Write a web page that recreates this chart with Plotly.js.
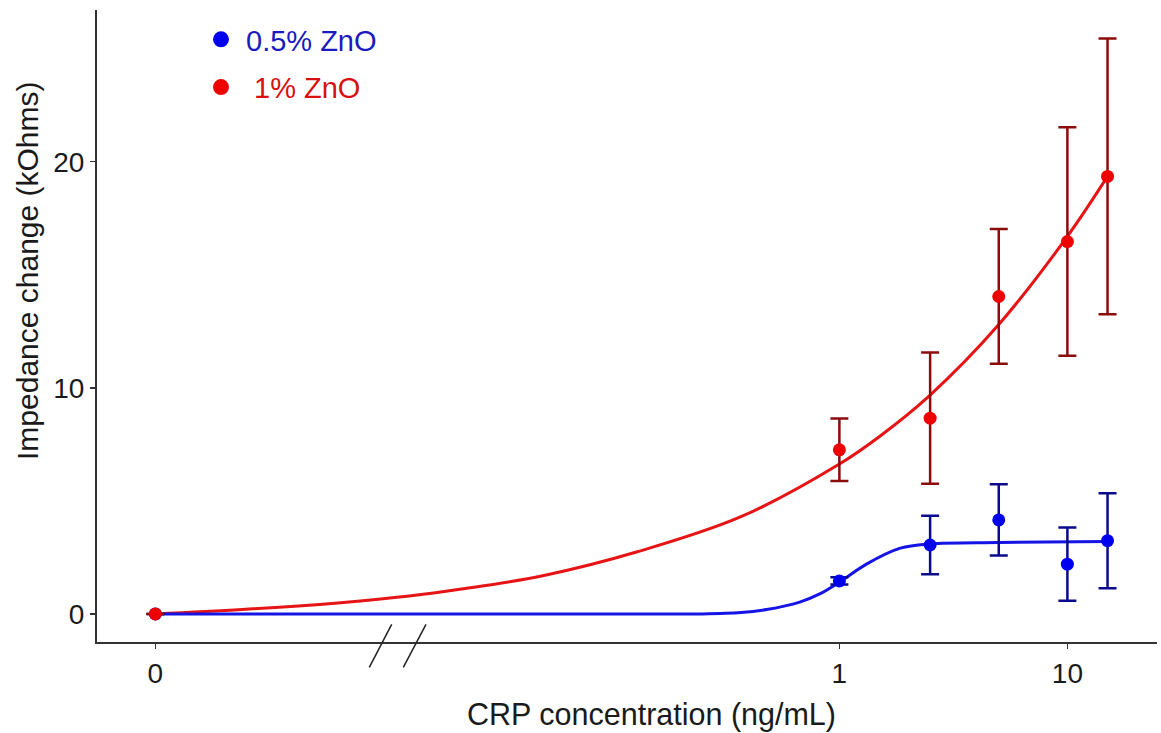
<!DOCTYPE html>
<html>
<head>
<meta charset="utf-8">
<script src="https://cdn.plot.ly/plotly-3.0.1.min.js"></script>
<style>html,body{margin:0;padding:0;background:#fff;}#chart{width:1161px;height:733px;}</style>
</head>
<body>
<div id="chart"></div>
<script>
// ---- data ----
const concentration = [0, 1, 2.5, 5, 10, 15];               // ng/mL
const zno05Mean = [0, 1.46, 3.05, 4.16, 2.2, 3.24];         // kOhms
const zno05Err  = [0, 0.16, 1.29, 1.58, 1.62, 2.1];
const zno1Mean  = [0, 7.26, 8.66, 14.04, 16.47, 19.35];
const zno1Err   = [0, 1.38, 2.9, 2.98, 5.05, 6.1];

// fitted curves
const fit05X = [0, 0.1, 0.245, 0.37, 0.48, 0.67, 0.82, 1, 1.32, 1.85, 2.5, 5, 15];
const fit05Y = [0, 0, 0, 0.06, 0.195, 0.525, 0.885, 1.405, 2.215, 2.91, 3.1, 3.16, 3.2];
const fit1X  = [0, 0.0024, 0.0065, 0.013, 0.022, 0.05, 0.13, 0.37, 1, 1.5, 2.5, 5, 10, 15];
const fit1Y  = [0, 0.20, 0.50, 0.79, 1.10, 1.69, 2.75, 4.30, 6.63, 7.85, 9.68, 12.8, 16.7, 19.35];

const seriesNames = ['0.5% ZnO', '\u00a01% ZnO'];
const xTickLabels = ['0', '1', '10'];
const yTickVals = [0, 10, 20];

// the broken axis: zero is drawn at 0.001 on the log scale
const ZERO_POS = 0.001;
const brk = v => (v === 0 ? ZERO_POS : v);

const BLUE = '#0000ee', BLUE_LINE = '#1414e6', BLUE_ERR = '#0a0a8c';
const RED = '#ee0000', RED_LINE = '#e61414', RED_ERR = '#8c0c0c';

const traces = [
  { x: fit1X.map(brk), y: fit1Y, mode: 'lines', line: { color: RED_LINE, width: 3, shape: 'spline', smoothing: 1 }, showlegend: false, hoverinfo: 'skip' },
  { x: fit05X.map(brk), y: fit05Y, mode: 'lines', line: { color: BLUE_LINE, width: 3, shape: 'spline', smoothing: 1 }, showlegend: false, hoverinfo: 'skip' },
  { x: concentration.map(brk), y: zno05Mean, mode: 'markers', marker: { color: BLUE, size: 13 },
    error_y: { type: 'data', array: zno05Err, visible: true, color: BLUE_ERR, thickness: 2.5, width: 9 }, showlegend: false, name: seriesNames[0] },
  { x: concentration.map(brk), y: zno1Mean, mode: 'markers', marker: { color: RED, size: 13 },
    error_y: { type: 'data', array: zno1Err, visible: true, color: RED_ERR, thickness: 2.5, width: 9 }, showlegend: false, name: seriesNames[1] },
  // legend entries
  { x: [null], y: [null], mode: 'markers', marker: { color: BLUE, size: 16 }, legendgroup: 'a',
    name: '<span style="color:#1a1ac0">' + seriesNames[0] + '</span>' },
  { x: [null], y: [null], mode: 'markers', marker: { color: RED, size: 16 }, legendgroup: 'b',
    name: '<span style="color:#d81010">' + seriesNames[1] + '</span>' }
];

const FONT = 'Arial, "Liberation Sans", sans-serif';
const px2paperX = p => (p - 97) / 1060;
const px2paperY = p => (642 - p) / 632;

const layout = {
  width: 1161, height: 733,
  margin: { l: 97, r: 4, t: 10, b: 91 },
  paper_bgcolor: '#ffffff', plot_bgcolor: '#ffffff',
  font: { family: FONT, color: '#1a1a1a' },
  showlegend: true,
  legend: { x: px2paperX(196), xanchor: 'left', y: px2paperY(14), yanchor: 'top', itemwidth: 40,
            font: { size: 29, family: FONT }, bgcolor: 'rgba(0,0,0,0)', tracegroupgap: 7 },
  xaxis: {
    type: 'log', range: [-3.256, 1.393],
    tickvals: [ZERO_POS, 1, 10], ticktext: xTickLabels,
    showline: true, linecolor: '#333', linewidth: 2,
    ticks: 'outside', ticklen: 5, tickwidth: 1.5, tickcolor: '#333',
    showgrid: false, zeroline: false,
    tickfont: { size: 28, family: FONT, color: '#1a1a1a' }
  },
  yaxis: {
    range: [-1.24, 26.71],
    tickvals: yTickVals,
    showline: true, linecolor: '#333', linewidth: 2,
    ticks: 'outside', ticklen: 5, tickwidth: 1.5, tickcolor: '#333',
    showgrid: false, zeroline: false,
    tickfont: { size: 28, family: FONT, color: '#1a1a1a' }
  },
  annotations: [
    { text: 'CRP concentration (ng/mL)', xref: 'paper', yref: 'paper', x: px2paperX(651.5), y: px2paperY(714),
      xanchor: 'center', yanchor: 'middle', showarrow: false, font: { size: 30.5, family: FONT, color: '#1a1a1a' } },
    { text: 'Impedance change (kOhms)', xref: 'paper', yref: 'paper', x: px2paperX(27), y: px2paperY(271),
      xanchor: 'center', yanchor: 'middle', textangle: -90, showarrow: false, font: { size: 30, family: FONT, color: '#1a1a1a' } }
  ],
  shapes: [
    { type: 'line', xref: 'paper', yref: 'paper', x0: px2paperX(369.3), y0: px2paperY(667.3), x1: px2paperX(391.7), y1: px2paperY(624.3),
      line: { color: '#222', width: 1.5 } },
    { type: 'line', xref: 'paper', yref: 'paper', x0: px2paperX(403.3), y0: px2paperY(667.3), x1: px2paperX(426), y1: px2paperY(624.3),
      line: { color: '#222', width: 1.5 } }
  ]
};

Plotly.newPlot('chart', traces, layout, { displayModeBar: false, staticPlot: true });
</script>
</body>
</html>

__THE REQUEST__:
Without the pictures, write out all of the material exactly.

__ANSWER BELOW__:
Write a web page that recreates this chart with Plotly.js.
<!DOCTYPE html>
<html>
<head>
<meta charset="utf-8">
<script src="https://cdn.plot.ly/plotly-3.0.1.min.js"></script>
<style>html,body{margin:0;padding:0;background:#fff;}#chart{width:1161px;height:733px;}</style>
</head>
<body>
<div id="chart"></div>
<script>
// ---- data ----
const concentration = [0, 1, 2.5, 5, 10, 15];               // ng/mL
const zno05Mean = [0, 1.46, 3.05, 4.16, 2.2, 3.24];         // kOhms
const zno05Err  = [0, 0.16, 1.29, 1.58, 1.62, 2.1];
const zno1Mean  = [0, 7.26, 8.66, 14.04, 16.47, 19.35];
const zno1Err   = [0, 1.38, 2.9, 2.98, 5.05, 6.1];

// fitted curves
const fit05X = [0, 0.1, 0.245, 0.37, 0.48, 0.67, 0.82, 1, 1.32, 1.85, 2.5, 5, 15];
const fit05Y = [0, 0, 0, 0.06, 0.195, 0.525, 0.885, 1.405, 2.215, 2.91, 3.1, 3.16, 3.2];
const fit1X  = [0, 0.0024, 0.0065, 0.013, 0.022, 0.05, 0.13, 0.37, 1, 1.5, 2.5, 5, 10, 15];
const fit1Y  = [0, 0.20, 0.50, 0.79, 1.10, 1.69, 2.75, 4.30, 6.63, 7.85, 9.68, 12.8, 16.7, 19.35];

const seriesNames = ['0.5% ZnO', '\u00a01% ZnO'];
const xTickLabels = ['0', '1', '10'];
const yTickVals = [0, 10, 20];

// the broken axis: zero is drawn at 0.001 on the log scale
const ZERO_POS = 0.001;
const brk = v => (v === 0 ? ZERO_POS : v);

const BLUE = '#0000ee', BLUE_LINE = '#1414e6', BLUE_ERR = '#0a0a8c';
const RED = '#ee0000', RED_LINE = '#e61414', RED_ERR = '#8c0c0c';

const traces = [
  { x: fit1X.map(brk), y: fit1Y, mode: 'lines', line: { color: RED_LINE, width: 3, shape: 'spline', smoothing: 1 }, showlegend: false, hoverinfo: 'skip' },
  { x: fit05X.map(brk), y: fit05Y, mode: 'lines', line: { color: BLUE_LINE, width: 3, shape: 'spline', smoothing: 1 }, showlegend: false, hoverinfo: 'skip' },
  { x: concentration.map(brk), y: zno05Mean, mode: 'markers', marker: { color: BLUE, size: 13 },
    error_y: { type: 'data', array: zno05Err, visible: true, color: BLUE_ERR, thickness: 2.5, width: 9 }, showlegend: false, name: seriesNames[0] },
  { x: concentration.map(brk), y: zno1Mean, mode: 'markers', marker: { color: RED, size: 13 },
    error_y: { type: 'data', array: zno1Err, visible: true, color: RED_ERR, thickness: 2.5, width: 9 }, showlegend: false, name: seriesNames[1] },
  // legend entries
  { x: [null], y: [null], mode: 'markers', marker: { color: BLUE, size: 16 }, legendgroup: 'a',
    name: '<span style="color:#1a1ac0">' + seriesNames[0] + '</span>' },
  { x: [null], y: [null], mode: 'markers', marker: { color: RED, size: 16 }, legendgroup: 'b',
    name: '<span style="color:#d81010">' + seriesNames[1] + '</span>' }
];

const FONT = 'Arial, "Liberation Sans", sans-serif';
const px2paperX = p => (p - 97) / 1060;
const px2paperY = p => (642 - p) / 632;

const layout = {
  width: 1161, height: 733,
  margin: { l: 97, r: 4, t: 10, b: 91 },
  paper_bgcolor: '#ffffff', plot_bgcolor: '#ffffff',
  font: { family: FONT, color: '#1a1a1a' },
  showlegend: true,
  legend: { x: px2paperX(196), xanchor: 'left', y: px2paperY(14), yanchor: 'top', itemwidth: 40,
            font: { size: 29, family: FONT }, bgcolor: 'rgba(0,0,0,0)', tracegroupgap: 7 },
  xaxis: {
    type: 'log', range: [-3.256, 1.393],
    tickvals: [ZERO_POS, 1, 10], ticktext: xTickLabels,
    showline: true, linecolor: '#333', linewidth: 2,
    ticks: 'outside', ticklen: 5, tickwidth: 1.5, tickcolor: '#333',
    showgrid: false, zeroline: false,
    tickfont: { size: 28, family: FONT, color: '#1a1a1a' }
  },
  yaxis: {
    range: [-1.24, 26.71],
    tickvals: yTickVals,
    showline: true, linecolor: '#333', linewidth: 2,
    ticks: 'outside', ticklen: 5, tickwidth: 1.5, tickcolor: '#333',
    showgrid: false, zeroline: false,
    tickfont: { size: 28, family: FONT, color: '#1a1a1a' }
  },
  annotations: [
    { text: 'CRP concentration (ng/mL)', xref: 'paper', yref: 'paper', x: px2paperX(651.5), y: px2paperY(714),
      xanchor: 'center', yanchor: 'middle', showarrow: false, font: { size: 30.5, family: FONT, color: '#1a1a1a' } },
    { text: 'Impedance change (kOhms)', xref: 'paper', yref: 'paper', x: px2paperX(27), y: px2paperY(271),
      xanchor: 'center', yanchor: 'middle', textangle: -90, showarrow: false, font: { size: 30, family: FONT, color: '#1a1a1a' } }
  ],
  shapes: [
    { type: 'line', xref: 'paper', yref: 'paper', x0: px2paperX(369.3), y0: px2paperY(667.3), x1: px2paperX(391.7), y1: px2paperY(624.3),
      line: { color: '#222', width: 1.5 } },
    { type: 'line', xref: 'paper', yref: 'paper', x0: px2paperX(403.3), y0: px2paperY(667.3), x1: px2paperX(426), y1: px2paperY(624.3),
      line: { color: '#222', width: 1.5 } }
  ]
};

Plotly.newPlot('chart', traces, layout, { displayModeBar: false, staticPlot: true });
</script>
</body>
</html>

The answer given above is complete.